La tarjeta de visita de Yan Qi incluye una larga lista de títulos y galardones, incluido el de miembro de la Conferencia Política Consultiva Popular de China, un órgano político asesor que se reúne anualmente en Pekín para hacer recomendaciones al Partido Comunista. Las paredes de la antesala de su despacho están forradas con fotos enmarcadas de la empresaria saludando a funcionarios destacados, entre ellos el actual responsable del partido en la región, Bo Xilai.

Poco después de que Yan Qi conociera a Bo comenzó la construcción de su cuartel general, una inversión de 30 millones de dólares sufragada por el Gobierno. Como dice su amigo, el escritor Huang Jiren, “si tu empresa quiere crecer, el apoyo del Gobierno es muy importante, es un activo invisible”. O, como dijo un profesor de la Universidad Popular a Richard McGregor, histórico corresponsal del Financial Times: “El partido es como Dios. Está en todas partes, pero no se le puede ver”.

En realidad, a Bo se le ve allá donde uno vaya. Vi algunas fotos de su rostro sonriente cuando fui a visitar la sede de la Compañía Constructora Número 1 de Chongqing, la mayor promotora inmobiliaria de la ciudad. Cerca había retratos enmarcados del presidente de la empresa dando la mano a otras figuras públicas, como el presidente Hu Jintao y el primer  ministro Wen Jiabao. Jiang Honglin, el ingeniero jefe adjunto de la compañía, me señaló las fotos y explicó su importancia política: “La reputación es importante para que una empresa pueda hacer negocios”.

Alto, carismático y hábil con los medios –rasgos infrecuentes en un político chino–, Bo es lo más parecido que hay en China a un alcalde famoso. Si Chong qing es el Chicago de China (como les gusta decir a las autoridades locales), Bo Xilai es su Richard Daley (famoso alcalde de la capital de Illinois). Hijo de Bo Yibo, miembro de los ocho inmortales, legendarios líderes del partido que se afianzaron en el poder tras los sucesos de Tiananmen, Bo hijo nació en 1949. Antes de llegar a Chongqing, hace tres años, fue alcalde de Dalian, una próspera ciudad de la costa Este en la que perfeccionó su estilo populista autoritario.
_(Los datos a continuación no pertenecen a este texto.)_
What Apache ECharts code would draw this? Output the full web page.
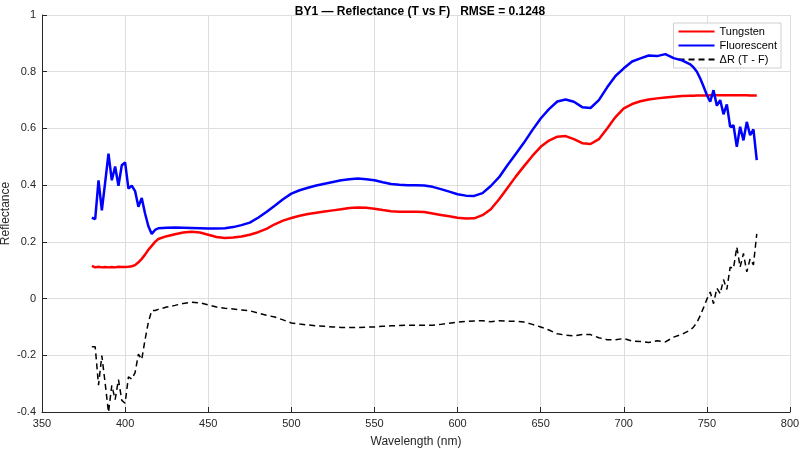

Como secretario del partido en Chongqing sigue agitando las aguas y ocupando las portadas.

En un discurso pronunciado a finales de junio desarrolló un nuevo concepto, la salud espiritual, una especie de antimaterialismo retórico. “Debemos llevar adelante la vieja tradición del partido de ser amigos de los obreros, los campesinos y los que sufren dificultades”, aseguró. Algunos escritores chinos han afirmado que encarna un “nuevo maoísmo”. Resulta también extraña para un político chino la avidez con la que busca los focos. Una de las primeras medidas por las que fue admirado fue su creatividad a la hora de gestionar una huelga que llevaron a cabo en 2008 los taxistas, famosos por su mal carácter.

En contraste con la burocracia del Gobierno, Bo se presenta como alguien moderno, ágil y de mentalidad populista. Ha desarrollado cinco lemas muy aireados para transformar Chongqing, con los que muestra que no sólo piensa en el PIB: “Chongqing seguro, Chongqing habitable, Chongqing accesible, Chongqing saludable, Chongqing ecológico”.

Hasta ahora, la consigna que más atención ha suscitado es la de un “Chongqing seguro”. Desde 2009, la ciudad libra una guerra contra las mafias. Una operación masiva organizada por la Oficina de Seguridad en 2009 sirvió para resolver 32.771 casos criminales y llevó a la detención de 31 jefes mafiosos. Seis fueron condenados a muerte, y el primero murió ejecutado por inyección letal. Los demás recibieron largas condenas. La prensa presentaba a Bo como un héroe, y se recreaba en los detalles más morbosos de las sesiones, como las afirmaciones de que una mujer de 46 años, Xie Caiping, apodada la Madrina del Mundo Criminal de la región, manejaba 30 salas ilegales de apuestas y tenía 16 amantes. Además, Xie es la cuñada del subjefe de policía.

Aunque las duras acciones de Bo le granjearon el aplauso popular, pusieron nerviosos a responsables del partido. Los juicios dejaron al descubierto hasta qué punto las relaciones con las autoridades hacen posible la conducta criminal, un tema tabú. Pero Bo no es un reformista: su Gobierno también encarceló, con unos cargos poco claros, a un prestigioso abogado local, Li Zhuang, que iba a defender a los gánsteres. Lo que parece evidente es que el responsable del partido es un heterodoxo con un firme objetivo: lograr convertirse en miembro del Comité Permanente del Politburó (el máximo órgano de toma de decisiones). Este hecho es positivo para los habitantes de Chongqing. Si alguien posee una foto propia saludando a Bo Xilai, es que le espera un gran futuro en la ciudad.